───── Records provided
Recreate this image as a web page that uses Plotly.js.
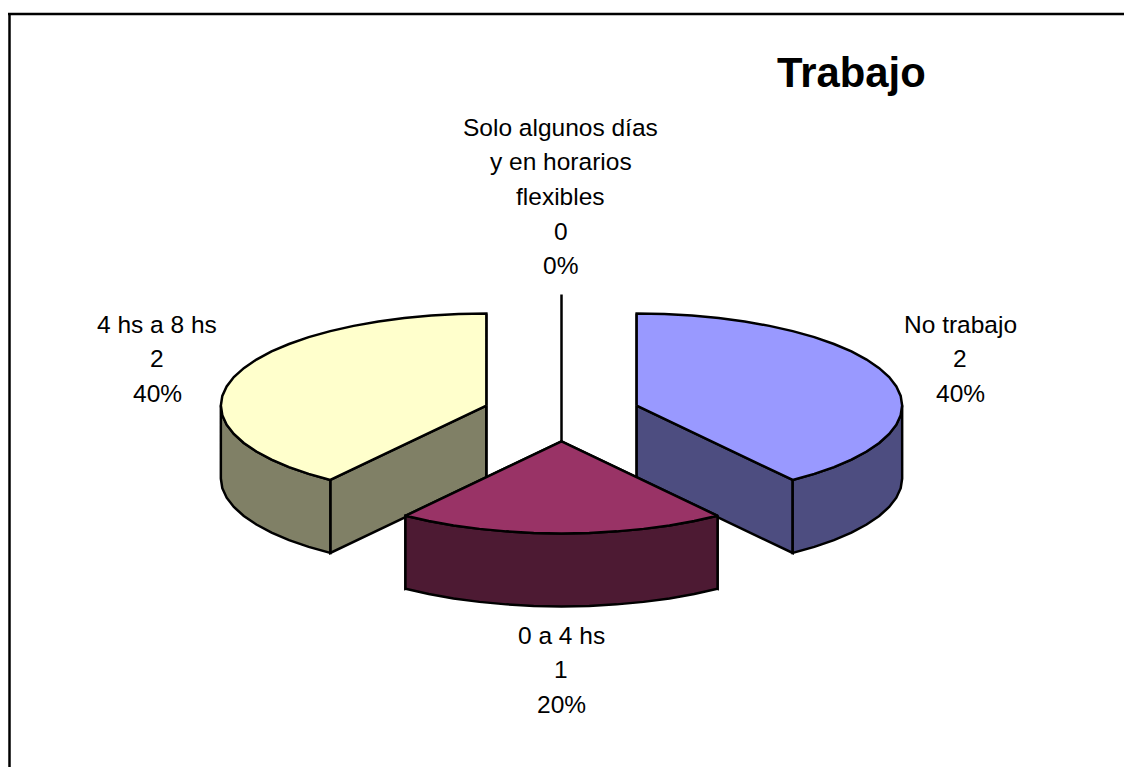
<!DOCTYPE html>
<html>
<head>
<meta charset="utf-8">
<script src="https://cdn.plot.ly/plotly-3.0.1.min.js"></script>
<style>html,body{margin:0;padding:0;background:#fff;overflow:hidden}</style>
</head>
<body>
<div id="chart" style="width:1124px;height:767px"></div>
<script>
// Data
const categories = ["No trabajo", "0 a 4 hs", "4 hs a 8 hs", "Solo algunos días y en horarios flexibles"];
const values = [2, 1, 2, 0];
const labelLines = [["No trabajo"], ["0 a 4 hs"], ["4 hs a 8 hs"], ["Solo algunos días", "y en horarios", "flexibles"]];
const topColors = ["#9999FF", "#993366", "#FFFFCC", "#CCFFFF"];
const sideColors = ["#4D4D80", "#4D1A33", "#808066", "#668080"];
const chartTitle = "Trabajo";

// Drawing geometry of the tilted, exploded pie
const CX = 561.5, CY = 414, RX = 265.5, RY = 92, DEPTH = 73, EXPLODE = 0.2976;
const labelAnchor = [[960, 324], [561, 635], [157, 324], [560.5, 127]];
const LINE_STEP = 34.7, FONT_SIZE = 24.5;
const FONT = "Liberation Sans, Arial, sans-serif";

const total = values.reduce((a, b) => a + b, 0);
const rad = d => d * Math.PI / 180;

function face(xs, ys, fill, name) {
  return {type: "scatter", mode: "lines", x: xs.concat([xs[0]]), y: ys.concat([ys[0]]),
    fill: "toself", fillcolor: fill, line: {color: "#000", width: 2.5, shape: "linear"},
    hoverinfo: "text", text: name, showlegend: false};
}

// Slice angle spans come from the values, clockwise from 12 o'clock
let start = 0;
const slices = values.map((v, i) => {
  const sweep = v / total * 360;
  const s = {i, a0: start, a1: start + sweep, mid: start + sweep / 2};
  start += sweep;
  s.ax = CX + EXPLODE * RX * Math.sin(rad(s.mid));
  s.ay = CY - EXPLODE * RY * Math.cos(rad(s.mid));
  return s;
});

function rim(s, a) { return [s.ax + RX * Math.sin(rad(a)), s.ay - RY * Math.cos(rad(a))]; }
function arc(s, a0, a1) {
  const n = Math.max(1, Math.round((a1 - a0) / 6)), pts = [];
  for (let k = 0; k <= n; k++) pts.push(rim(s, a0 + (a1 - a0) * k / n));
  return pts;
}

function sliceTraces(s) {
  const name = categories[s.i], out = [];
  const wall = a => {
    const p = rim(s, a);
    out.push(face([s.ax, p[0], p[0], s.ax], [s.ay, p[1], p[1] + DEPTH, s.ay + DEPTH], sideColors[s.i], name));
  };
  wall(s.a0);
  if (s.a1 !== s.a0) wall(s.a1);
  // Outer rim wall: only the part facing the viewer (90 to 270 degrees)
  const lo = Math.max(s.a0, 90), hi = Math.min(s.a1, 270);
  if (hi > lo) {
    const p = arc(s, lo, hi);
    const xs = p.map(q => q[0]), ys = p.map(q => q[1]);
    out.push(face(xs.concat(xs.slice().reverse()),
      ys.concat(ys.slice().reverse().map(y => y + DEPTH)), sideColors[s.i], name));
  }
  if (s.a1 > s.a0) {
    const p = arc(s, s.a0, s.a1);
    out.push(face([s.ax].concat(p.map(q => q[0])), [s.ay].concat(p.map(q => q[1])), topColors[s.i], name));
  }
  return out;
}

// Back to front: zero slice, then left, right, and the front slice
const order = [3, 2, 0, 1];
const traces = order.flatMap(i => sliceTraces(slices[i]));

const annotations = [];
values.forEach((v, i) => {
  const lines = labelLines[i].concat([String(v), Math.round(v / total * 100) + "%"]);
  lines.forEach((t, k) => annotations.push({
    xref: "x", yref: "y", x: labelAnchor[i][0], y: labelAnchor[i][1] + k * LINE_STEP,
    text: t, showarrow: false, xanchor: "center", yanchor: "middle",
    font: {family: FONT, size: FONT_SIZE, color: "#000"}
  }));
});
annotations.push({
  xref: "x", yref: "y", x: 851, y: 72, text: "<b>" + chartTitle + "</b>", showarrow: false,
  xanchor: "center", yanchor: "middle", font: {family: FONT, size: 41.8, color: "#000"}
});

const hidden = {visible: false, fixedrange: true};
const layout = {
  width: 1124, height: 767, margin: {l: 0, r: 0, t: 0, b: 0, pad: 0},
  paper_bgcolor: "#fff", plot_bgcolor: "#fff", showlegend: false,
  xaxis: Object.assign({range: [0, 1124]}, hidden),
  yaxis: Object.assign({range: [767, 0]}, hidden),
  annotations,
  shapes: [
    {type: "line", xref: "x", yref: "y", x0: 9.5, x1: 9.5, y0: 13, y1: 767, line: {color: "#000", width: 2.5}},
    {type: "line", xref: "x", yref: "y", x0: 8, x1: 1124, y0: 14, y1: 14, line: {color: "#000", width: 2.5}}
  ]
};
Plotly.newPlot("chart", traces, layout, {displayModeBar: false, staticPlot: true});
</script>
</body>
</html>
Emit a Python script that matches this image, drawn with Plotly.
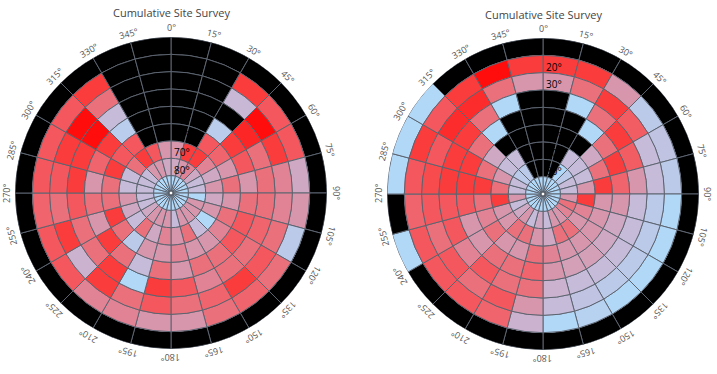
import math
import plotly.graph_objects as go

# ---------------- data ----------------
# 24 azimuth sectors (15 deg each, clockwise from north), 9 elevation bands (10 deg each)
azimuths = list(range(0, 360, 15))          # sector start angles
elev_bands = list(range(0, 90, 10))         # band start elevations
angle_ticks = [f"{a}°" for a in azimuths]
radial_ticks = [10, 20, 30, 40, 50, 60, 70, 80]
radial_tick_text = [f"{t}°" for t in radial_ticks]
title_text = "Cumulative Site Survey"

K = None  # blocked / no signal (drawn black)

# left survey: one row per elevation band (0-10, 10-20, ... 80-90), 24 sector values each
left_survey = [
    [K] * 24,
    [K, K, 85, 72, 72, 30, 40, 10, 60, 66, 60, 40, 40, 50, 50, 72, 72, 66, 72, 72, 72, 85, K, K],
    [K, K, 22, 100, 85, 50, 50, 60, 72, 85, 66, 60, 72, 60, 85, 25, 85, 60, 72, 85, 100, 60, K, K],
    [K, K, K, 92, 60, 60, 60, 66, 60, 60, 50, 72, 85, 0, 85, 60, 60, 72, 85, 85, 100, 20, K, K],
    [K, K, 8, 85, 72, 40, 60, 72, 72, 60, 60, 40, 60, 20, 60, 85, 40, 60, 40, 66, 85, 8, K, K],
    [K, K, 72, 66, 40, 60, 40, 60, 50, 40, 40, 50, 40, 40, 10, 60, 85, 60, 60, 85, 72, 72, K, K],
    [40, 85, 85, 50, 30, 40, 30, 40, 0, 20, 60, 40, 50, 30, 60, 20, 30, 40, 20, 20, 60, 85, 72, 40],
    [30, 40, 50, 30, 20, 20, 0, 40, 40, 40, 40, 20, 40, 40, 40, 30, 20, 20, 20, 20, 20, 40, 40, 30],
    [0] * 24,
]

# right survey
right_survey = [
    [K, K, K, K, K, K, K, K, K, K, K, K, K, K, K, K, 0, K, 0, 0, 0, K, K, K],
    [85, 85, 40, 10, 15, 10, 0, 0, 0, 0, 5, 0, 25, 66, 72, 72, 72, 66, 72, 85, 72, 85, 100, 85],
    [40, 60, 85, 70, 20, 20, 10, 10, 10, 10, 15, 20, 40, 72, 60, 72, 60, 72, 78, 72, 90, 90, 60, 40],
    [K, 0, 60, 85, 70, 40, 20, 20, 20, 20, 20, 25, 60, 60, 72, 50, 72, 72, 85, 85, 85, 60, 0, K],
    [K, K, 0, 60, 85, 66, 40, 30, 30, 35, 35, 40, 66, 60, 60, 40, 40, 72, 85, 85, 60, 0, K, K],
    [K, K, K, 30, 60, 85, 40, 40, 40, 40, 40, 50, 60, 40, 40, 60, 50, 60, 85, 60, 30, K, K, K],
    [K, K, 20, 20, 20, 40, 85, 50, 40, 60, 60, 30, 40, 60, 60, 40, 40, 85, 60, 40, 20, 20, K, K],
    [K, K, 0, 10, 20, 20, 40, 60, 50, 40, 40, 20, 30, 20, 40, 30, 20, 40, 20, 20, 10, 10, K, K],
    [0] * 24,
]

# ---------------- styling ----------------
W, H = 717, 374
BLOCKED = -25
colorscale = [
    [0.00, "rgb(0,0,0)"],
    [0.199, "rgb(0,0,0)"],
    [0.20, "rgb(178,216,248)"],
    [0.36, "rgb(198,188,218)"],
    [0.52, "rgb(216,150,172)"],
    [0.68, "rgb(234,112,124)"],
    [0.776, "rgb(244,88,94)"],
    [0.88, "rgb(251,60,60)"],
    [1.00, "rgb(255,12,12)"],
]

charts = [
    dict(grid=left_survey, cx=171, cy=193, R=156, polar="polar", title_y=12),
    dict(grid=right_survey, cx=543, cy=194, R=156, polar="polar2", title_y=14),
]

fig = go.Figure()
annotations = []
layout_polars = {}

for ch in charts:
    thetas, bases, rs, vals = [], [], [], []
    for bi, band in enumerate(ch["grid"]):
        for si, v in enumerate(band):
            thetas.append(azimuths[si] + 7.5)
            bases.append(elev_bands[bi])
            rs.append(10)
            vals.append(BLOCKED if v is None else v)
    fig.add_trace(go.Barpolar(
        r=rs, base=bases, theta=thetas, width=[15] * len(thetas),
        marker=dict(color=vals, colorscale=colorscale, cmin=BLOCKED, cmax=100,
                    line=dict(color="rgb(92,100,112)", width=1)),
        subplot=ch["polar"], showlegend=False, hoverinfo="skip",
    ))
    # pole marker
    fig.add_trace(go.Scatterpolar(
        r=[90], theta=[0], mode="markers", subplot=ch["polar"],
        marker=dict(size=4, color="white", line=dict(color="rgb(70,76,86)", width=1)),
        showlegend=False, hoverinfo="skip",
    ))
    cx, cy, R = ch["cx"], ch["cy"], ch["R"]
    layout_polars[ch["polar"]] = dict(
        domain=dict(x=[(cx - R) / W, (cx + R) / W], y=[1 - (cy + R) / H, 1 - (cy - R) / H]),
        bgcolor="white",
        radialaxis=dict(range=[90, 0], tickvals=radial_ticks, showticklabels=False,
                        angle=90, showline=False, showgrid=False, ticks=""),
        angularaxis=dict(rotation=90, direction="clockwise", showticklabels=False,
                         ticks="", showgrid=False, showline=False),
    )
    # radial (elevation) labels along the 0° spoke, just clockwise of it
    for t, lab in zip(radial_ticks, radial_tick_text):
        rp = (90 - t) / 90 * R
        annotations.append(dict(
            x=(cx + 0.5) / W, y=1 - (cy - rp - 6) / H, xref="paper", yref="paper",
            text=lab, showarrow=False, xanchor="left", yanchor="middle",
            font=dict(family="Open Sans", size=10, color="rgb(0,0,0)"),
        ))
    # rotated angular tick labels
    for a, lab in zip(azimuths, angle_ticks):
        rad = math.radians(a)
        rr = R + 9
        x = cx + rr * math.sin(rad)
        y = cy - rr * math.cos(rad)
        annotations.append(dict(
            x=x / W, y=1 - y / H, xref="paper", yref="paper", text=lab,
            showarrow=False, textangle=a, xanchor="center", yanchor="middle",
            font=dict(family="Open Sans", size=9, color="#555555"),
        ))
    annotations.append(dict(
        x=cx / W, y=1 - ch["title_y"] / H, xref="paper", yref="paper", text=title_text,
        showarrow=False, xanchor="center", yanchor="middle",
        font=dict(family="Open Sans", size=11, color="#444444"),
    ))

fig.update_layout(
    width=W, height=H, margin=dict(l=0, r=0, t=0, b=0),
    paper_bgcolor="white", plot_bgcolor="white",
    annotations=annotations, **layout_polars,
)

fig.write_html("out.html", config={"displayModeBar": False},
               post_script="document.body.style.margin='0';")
──────────
───── Records provided
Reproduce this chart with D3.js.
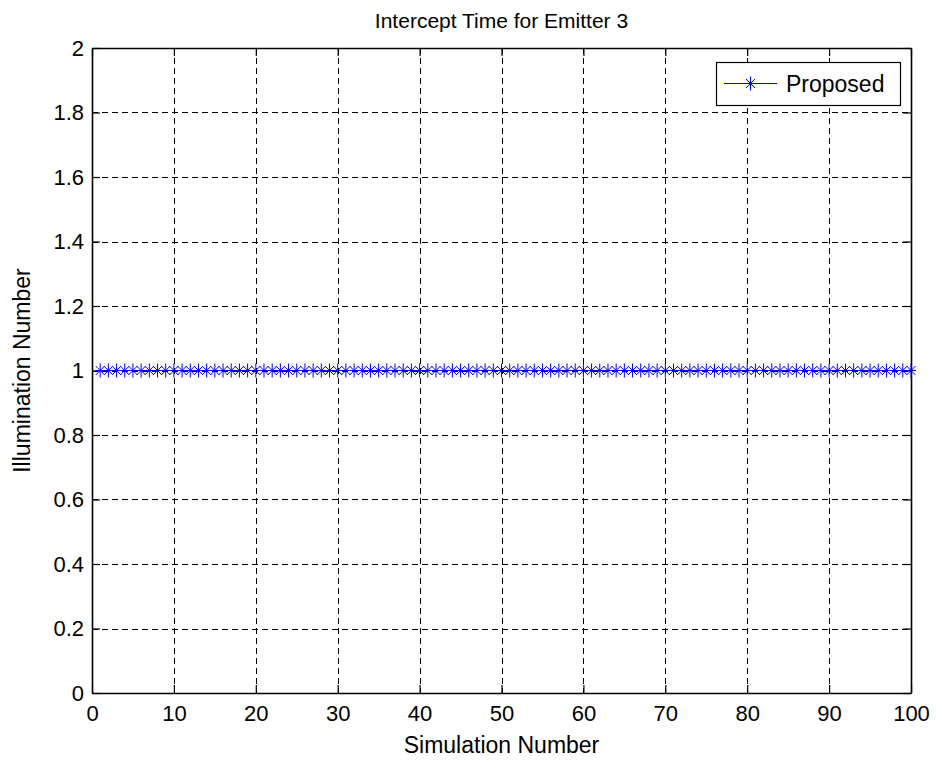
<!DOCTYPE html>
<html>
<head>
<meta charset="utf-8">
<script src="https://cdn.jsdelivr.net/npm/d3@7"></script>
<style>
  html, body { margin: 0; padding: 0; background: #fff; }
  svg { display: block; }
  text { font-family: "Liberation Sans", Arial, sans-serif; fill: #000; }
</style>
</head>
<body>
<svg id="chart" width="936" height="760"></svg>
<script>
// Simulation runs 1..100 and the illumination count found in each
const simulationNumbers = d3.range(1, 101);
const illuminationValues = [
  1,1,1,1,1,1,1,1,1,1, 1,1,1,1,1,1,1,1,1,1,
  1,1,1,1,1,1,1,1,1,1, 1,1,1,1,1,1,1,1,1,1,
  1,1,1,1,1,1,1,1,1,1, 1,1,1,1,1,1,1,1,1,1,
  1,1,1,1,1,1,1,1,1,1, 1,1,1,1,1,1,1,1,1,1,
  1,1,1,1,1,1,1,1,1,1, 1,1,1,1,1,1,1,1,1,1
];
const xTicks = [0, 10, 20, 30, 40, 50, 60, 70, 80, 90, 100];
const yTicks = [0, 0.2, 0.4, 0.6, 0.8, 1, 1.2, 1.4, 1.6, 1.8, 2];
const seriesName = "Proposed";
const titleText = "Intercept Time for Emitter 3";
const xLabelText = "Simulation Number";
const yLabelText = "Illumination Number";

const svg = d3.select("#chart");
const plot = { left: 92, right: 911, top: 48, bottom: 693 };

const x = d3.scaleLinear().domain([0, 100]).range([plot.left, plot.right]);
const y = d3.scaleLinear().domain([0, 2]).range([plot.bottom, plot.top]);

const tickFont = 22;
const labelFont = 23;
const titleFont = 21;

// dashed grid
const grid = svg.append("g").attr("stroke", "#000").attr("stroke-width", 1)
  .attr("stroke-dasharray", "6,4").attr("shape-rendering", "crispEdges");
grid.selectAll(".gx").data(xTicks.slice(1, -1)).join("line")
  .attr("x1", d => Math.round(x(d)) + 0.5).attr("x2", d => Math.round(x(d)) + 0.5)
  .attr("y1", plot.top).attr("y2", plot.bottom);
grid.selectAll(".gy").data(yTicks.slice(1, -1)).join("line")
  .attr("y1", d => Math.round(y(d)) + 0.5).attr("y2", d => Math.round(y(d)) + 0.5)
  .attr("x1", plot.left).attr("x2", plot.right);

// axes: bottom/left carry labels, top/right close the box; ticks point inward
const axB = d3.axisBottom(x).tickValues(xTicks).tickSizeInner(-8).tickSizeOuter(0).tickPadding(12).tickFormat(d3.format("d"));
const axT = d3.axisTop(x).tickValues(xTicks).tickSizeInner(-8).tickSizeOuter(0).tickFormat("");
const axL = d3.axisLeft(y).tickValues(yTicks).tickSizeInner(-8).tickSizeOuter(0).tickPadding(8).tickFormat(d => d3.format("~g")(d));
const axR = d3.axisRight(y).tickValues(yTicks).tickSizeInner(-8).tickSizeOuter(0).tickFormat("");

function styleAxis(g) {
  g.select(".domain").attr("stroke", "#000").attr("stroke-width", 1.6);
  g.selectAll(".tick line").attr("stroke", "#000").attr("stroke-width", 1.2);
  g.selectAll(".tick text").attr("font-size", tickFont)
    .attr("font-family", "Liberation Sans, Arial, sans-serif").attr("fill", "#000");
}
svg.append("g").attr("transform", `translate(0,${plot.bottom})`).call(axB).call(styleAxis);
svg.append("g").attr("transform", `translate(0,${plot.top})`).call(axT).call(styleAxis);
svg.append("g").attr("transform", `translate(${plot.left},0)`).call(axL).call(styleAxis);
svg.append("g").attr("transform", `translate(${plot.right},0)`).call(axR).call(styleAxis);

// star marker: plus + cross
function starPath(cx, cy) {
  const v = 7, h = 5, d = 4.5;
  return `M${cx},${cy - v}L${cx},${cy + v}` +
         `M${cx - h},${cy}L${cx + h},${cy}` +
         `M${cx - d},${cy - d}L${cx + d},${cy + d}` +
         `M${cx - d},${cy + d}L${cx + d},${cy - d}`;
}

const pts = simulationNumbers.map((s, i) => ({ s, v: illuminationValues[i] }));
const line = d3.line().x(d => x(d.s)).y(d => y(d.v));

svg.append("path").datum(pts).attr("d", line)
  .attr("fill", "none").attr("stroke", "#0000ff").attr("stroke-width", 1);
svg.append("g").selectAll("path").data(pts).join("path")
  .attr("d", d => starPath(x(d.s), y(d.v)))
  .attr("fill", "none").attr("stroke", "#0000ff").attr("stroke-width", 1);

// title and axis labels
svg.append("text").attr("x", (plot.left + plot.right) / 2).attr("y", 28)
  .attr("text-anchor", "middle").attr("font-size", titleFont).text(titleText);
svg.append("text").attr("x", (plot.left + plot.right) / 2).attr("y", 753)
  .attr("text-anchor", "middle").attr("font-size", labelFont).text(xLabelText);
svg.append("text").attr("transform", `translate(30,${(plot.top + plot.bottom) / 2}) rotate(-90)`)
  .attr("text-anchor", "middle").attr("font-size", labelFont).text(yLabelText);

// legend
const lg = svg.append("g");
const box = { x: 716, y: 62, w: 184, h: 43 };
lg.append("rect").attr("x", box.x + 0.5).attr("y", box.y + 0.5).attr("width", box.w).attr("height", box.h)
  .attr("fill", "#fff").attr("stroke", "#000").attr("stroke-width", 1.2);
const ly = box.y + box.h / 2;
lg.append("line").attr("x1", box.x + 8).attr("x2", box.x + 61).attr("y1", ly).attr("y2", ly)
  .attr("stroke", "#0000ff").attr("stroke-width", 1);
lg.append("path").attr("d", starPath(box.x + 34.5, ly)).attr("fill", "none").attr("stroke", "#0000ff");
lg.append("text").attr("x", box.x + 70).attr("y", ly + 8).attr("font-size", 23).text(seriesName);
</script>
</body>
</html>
──────────
Instruction ::
From the material above, reproduce only what runs from the line holding "Reproduce this chart with D3.js." down to the line holding "const titleFont = 21;", both included, pictures excluded.

Result of the task ::
Reproduce this chart with D3.js.
<!DOCTYPE html>
<html>
<head>
<meta charset="utf-8">
<script src="https://cdn.jsdelivr.net/npm/d3@7"></script>
<style>
  html, body { margin: 0; padding: 0; background: #fff; }
  svg { display: block; }
  text { font-family: "Liberation Sans", Arial, sans-serif; fill: #000; }
</style>
</head>
<body>
<svg id="chart" width="936" height="760"></svg>
<script>
// Simulation runs 1..100 and the illumination count found in each
const simulationNumbers = d3.range(1, 101);
const illuminationValues = [
  1,1,1,1,1,1,1,1,1,1, 1,1,1,1,1,1,1,1,1,1,
  1,1,1,1,1,1,1,1,1,1, 1,1,1,1,1,1,1,1,1,1,
  1,1,1,1,1,1,1,1,1,1, 1,1,1,1,1,1,1,1,1,1,
  1,1,1,1,1,1,1,1,1,1, 1,1,1,1,1,1,1,1,1,1,
  1,1,1,1,1,1,1,1,1,1, 1,1,1,1,1,1,1,1,1,1
];
const xTicks = [0, 10, 20, 30, 40, 50, 60, 70, 80, 90, 100];
const yTicks = [0, 0.2, 0.4, 0.6, 0.8, 1, 1.2, 1.4, 1.6, 1.8, 2];
const seriesName = "Proposed";
const titleText = "Intercept Time for Emitter 3";
const xLabelText = "Simulation Number";
const yLabelText = "Illumination Number";

const svg = d3.select("#chart");
const plot = { left: 92, right: 911, top: 48, bottom: 693 };

const x = d3.scaleLinear().domain([0, 100]).range([plot.left, plot.right]);
const y = d3.scaleLinear().domain([0, 2]).range([plot.bottom, plot.top]);

const tickFont = 22;
const labelFont = 23;
const titleFont = 21;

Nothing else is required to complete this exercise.